DNT

Journal · The cotton

What does 250 GSM actually mean?

GSM stands for grams per square metre: the weight of one square metre of the fabric. It is the single most honest number on a garment label, because unlike fit or feel it cannot be argued with.

Where 250 sits on the scale

Most fast-fashion tees sit between 140 and 160 GSM, thin enough to see light through. A decent everyday tee runs 180 to 200. Heavyweight starts around 220, and 250 GSM sits firmly in premium heavyweight territory, the weight you feel the moment you pick the shirt up.

What the weight does

Weight is structure. A 250 GSM tee holds its shape on the hanger and on the body, keeps a collar that sits flat instead of curling, and gives an oversized box cut the body it needs to drape instead of collapse. It also takes print differently. The raised, textured artwork on our back panels needs a stable base, and thin cotton simply cannot carry it.

Is 250 GSM too hot?

Heavier, yes. Hotter than you expect, no. Cotton breathes at any weight, and a boxy cut keeps air moving because the fabric hangs off the body rather than sitting against it. In a Cape Town summer it wears like a structured tee, not a jersey.
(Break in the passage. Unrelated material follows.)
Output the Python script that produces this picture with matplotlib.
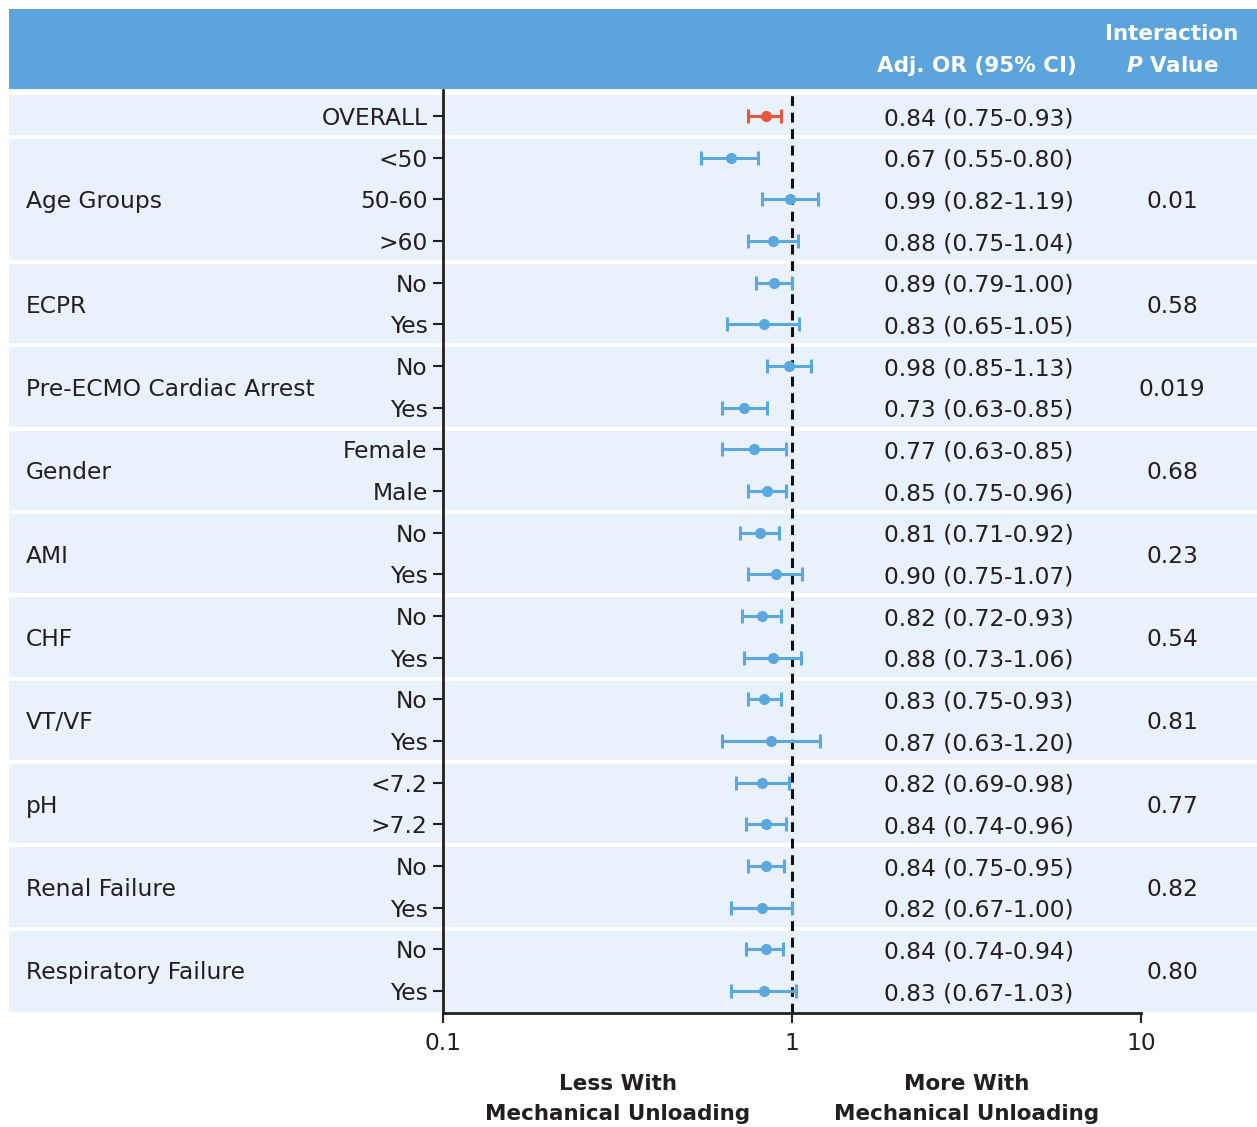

In winter it earns its keep.

How weight changes ageing

Thin tees twist at the seams, go sheer, and lose their collar within a season. Heavy combed cotton fades slowly and keeps its shape through wash after wash, provided you treat it right. Cold wash, inside out, hang dry. The full routine is on our care page.

Every piece in the collection is cut from 250 GSM combed heavyweight cotton, printed per order in Cape Town.